Image: Nintendo Life

We love a bit of history here at Nintendo Life, particularly when it's something to do with our favourite hobby: knitting. No, we're kidding, video games of course!

Many of us may not have been around when the NES first came out (this writer was born three years after its western release), so it's always cool when bits of information regarding the console's manufacturing process make their way online.

In a video posted on Twitter by video game historian John Andersen, we've been given a rare, unique glimpse at the testing process for new NES consoles before they're wrapped, boxed up, and shipped off in big, honking trucks.
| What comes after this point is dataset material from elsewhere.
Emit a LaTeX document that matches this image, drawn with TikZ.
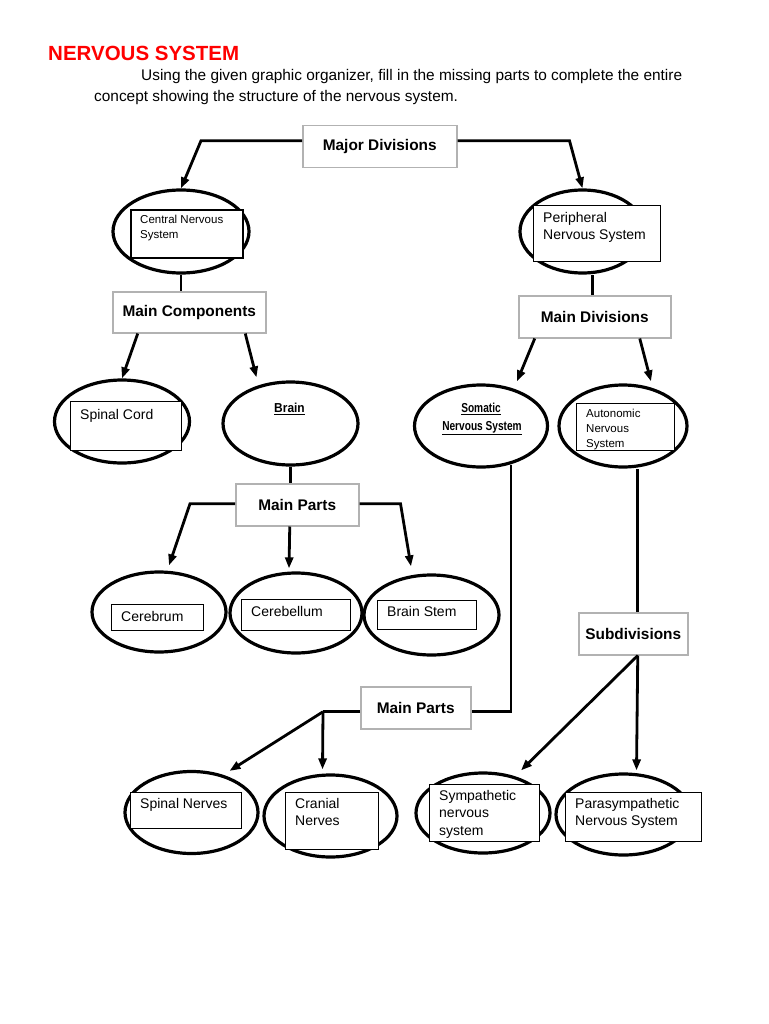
\documentclass[tikz,border=0pt]{standalone}
\usepackage{fontspec}
\setmainfont{Liberation Sans}
\usetikzlibrary{shapes.geometric,arrows.meta}
\begin{document}
\begin{tikzpicture}[x=1pt,y=-1pt,
  ell/.style={ellipse, draw, line width=3.2pt, inner sep=0pt},
  lbl/.style={rectangle, draw=gray!60, line width=1.5pt, fill=white, anchor=north west, inner sep=0pt,
    font=\fontsize{15.4}{18}\selectfont\bfseries},
  ansbox/.style={rectangle, draw, line width=0.9pt, fill=white, anchor=north west, inner sep=0pt},
  anstext/.style={anchor=north west, align=left, inner sep=0pt, font=\fontsize{14}{17.5}\selectfont},
  smalltext/.style={anchor=north west, align=left, inner sep=0pt, font=\fontsize{11.5}{14.8}\selectfont},
  undertext/.style={inner sep=0pt, font=\fontsize{13}{16}\selectfont\bfseries},
  conn/.style={line width=2.8pt, -{Triangle[width=8pt,length=11pt]}},
  link/.style={line width=2.8pt},
]
\useasboundingbox (0,0) rectangle (768,1024);

% title and instructions
\node[anchor=base west, inner sep=0pt, text=red, font=\fontsize{20.5}{24}\selectfont\bfseries] (title) at (48,61) {NERVOUS SYSTEM};
\node[anchor=base west, inner sep=0pt, font=\fontsize{15.4}{18}\selectfont] (intro1) at (141,81) {Using the given graphic organizer, fill in the missing parts to complete the entire};
\node[anchor=base west, inner sep=0pt, font=\fontsize{15.4}{18}\selectfont] (intro2) at (94,102) {concept showing the structure of the nervous system.};

% ellipses
\node[ell, minimum width=136pt, minimum height=83pt] (cns) at (181,231.5) {};
\node[ell, minimum width=125pt, minimum height=83pt] (pns) at (582.5,231.5) {};
\node[ell, minimum width=135pt, minimum height=83pt] (spc) at (122,421.5) {};
\node[ell, minimum width=135pt, minimum height=83pt] (brain) at (290.5,423.5) {};
\node[ell, minimum width=133pt, minimum height=82pt] (som) at (481,426) {};
\node[ell, minimum width=128pt, minimum height=82pt] (auto) at (623,426) {};
\node[ell, minimum width=134pt, minimum height=80pt] (cer) at (159,612) {};
\node[ell, minimum width=132pt, minimum height=80pt] (cbl) at (296,613) {};
\node[ell, minimum width=135pt, minimum height=80pt] (bst) at (431.5,615) {};
\node[ell, minimum width=133pt, minimum height=82pt] (spn) at (191.5,812.5) {};
\node[ell, minimum width=133pt, minimum height=82pt] (crn) at (330.5,816) {};
\node[ell, minimum width=134pt, minimum height=80pt] (sym) at (483,813) {};
\node[ell, minimum width=135pt, minimum height=81pt] (par) at (623.5,814.5) {};

% printed texts inside ellipses
\node[undertext] (braint) at (289.5,409) {\scalebox{0.92}[1]{\underline{Brain}}};
\node[undertext] (somt1) at (481,409) {\scalebox{0.78}[1]{\underline{Somatic}}};
\node[undertext] (somt2) at (482,428) {\scalebox{0.78}[1]{\underline{Nervous System}}};

% label boxes
\node[lbl, minimum width=154pt, minimum height=42pt] (major) at (302,125) {Major Divisions};
\node[lbl, minimum width=153pt, minimum height=41pt] (mc) at (112,291) {Main Components};
\node[lbl, minimum width=152pt, minimum height=42pt] (mdiv) at (518,295) {Main Divisions};
\node[lbl, minimum width=123pt, minimum height=42pt] (mp1) at (235,483) {Main Parts};
\node[lbl, minimum width=109pt, minimum height=42pt] (subd) at (578,612) {Subdivisions};
\node[lbl, minimum width=110pt, minimum height=42pt] (mp2) at (360,686) {Main Parts};

% answer boxes
\node[ansbox, line width=2.2pt, minimum width=112pt, minimum height=48pt] (cnsb) at (130,209) {};
\node[smalltext] (cnst) at (140,215) {Central Nervous\\System};
\node[ansbox, minimum width=127pt, minimum height=56pt] (pnsb) at (533,205) {};
\node[anstext] (pnst) at (543,212) {Peripheral\\Nervous System};
\node[ansbox, minimum width=111pt, minimum height=49pt] (spcb) at (70,401) {};
\node[anstext] (spct) at (80,409) {Spinal Cord};
\node[ansbox, minimum width=98pt, minimum height=47pt] (autob) at (576,403) {};
\node[smalltext] (autot) at (586,409) {Autonomic\\Nervous\\System};
\node[ansbox, minimum width=92pt, minimum height=26pt] (cerb) at (111,604) {};
\node[anstext] (cert) at (121,611) {Cerebrum};
\node[ansbox, minimum width=109pt, minimum height=31pt] (cblb) at (241,599) {};
\node[anstext] (cblt) at (251,606) {Cerebellum};
\node[ansbox, minimum width=99pt, minimum height=29pt] (bstb) at (377,600) {};
\node[anstext] (bstt) at (387,606) {Brain Stem};
\node[ansbox, minimum width=111pt, minimum height=36pt] (spnb) at (130,792) {};
\node[anstext] (spnt) at (140,798) {Spinal Nerves};
\node[ansbox, minimum width=93pt, minimum height=57pt] (crnb) at (285,792) {};
\node[anstext] (crnt) at (295,798) {Cranial\\Nerves};
\node[ansbox, minimum width=110pt, minimum height=57pt] (symb) at (429,784) {};
\node[anstext] (symt) at (439,790) {Sympathetic\\nervous\\system};
\node[ansbox, minimum width=136pt, minimum height=49pt] (parb) at (565,792) {};
\node[anstext] (part) at (575,798) {Parasympathetic\\Nervous System};

% connectors
\draw[conn] ([shift={(0,-6)}]major.west) -- ++(-101,0) -- (cns.north);
\draw[conn] ([shift={(0,-6)}]major.east) -- ++(112,0) -- (pns.north);

\draw[link] (cns.south) -- (cns.south |- mc.north);
\draw[conn] ([shift={(-51.5,0)}]mc.south) -- (spc.north);
\draw[conn] ([shift={(56,0)}]mc.south) -- ([shift={(-34,-3)}]brain.north);

\draw[link] (brain.south) -- (brain.south |- mp1.north);
\draw[conn] ([shift={(0,-1)}]mp1.west) -- ++(-45,0) -- ([shift={(10,-5)}]cer.north);
\draw[conn] ([shift={(-7.5,0)}]mp1.south) -- ([shift={(-7,-3)}]cbl.north);
\draw[conn] ([shift={(0,-1)}]mp1.east) -- ++(41,0) -- ([shift={(-20.5,-7)}]bst.north);

\draw[link] ([shift={(-2,0)}]mdiv.north) -- ([shift={(-2,0)}]mdiv.north |- pns.south);
\draw[conn] ([shift={(-60,0)}]mdiv.south) -- ([shift={(36,-2)}]som.north);
\draw[conn] ([shift={(45,0)}]mdiv.south) -- ([shift={(28,-2)}]auto.north);

\draw[link] ([shift={(30,-4)}]som.south) |- ([shift={(0,4)}]mp2.east);
\coordinate (mpj) at ([shift={(-37,4)}]mp2.west);
\draw[link] ([shift={(0,4)}]mp2.west) -- (mpj);
\draw[conn] (mpj) -- ([shift={(38,1)}]spn.north);
\draw[conn] (mpj) -- ([shift={(-8,-4)}]crn.north);

\draw[link] ([shift={(4.5,0)}]subd.north) -- ([shift={(4.5,0)}]subd.north |- auto.south);
\draw[conn] ([shift={(4.5,0)}]subd.south) -- ([shift={(38,-1)}]sym.north);
\draw[conn] ([shift={(4.5,0)}]subd.south) -- ([shift={(13,-2)}]par.north);
\end{tikzpicture}
\end{document}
The video itself is from 1989, so by this point, the process was no doubt running like a well-oiled machine, but it's also lovely to see such care being put into the testing process well into the NES's lifespan.
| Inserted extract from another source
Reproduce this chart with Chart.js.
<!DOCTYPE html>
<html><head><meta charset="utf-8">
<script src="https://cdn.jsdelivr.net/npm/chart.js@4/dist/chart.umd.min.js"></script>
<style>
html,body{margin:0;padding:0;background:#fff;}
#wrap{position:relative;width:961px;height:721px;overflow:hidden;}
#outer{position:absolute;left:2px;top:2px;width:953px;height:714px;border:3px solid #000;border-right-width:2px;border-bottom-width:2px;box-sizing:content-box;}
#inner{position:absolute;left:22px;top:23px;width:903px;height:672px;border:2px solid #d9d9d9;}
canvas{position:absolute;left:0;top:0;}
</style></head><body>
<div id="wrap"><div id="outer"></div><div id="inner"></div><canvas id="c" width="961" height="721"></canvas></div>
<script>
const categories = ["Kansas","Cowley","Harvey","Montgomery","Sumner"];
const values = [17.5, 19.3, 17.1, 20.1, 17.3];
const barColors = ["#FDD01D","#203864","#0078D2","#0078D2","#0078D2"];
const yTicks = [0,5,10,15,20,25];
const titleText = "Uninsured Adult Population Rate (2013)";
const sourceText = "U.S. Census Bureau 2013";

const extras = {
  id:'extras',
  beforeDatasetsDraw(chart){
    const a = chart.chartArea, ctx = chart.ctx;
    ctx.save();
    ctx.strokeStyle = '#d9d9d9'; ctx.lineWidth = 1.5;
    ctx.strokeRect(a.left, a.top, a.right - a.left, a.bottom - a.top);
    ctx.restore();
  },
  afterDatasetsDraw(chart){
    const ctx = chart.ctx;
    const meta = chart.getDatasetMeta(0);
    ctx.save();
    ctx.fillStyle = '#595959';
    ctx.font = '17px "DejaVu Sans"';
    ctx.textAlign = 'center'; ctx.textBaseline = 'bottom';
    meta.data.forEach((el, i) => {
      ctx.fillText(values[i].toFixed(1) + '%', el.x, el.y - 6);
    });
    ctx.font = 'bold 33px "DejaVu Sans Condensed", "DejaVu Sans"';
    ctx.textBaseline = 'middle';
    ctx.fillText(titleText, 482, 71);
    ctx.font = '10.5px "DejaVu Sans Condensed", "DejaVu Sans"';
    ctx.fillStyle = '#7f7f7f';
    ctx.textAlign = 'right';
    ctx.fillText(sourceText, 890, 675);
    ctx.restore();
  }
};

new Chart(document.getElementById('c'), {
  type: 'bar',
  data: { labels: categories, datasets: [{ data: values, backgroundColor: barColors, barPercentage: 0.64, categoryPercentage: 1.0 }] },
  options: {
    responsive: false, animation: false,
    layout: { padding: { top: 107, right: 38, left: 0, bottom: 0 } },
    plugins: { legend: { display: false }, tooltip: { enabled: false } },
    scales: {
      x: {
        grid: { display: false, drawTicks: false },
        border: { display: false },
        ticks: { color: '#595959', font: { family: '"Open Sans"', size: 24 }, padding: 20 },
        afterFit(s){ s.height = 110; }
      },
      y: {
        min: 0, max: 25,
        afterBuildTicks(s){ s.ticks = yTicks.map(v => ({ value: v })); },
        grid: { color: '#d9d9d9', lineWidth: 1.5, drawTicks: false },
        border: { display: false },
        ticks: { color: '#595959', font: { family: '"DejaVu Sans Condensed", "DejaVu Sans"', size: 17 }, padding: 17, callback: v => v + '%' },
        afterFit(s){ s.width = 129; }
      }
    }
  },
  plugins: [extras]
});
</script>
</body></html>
It's definitely an interesting peek at what workers needed to check to ensure the NES was ready to be chucked into the hands of eager gamers. Given the sheer simplicity of the system compared to modern consoles, we can't imagine the same kind of testing being carried out on consoles like the Switch, particularly when you consider the mandatory requirement to set up player accounts.

We have to say, though, how boring does that job look? Granted, there's a certain charm to getting your hands on so many consoles, but having to perform the same handful of actions over and over seems incredibly monotonous, and we tip our hats to those who perform such jobs to this day. You're the real GOAT.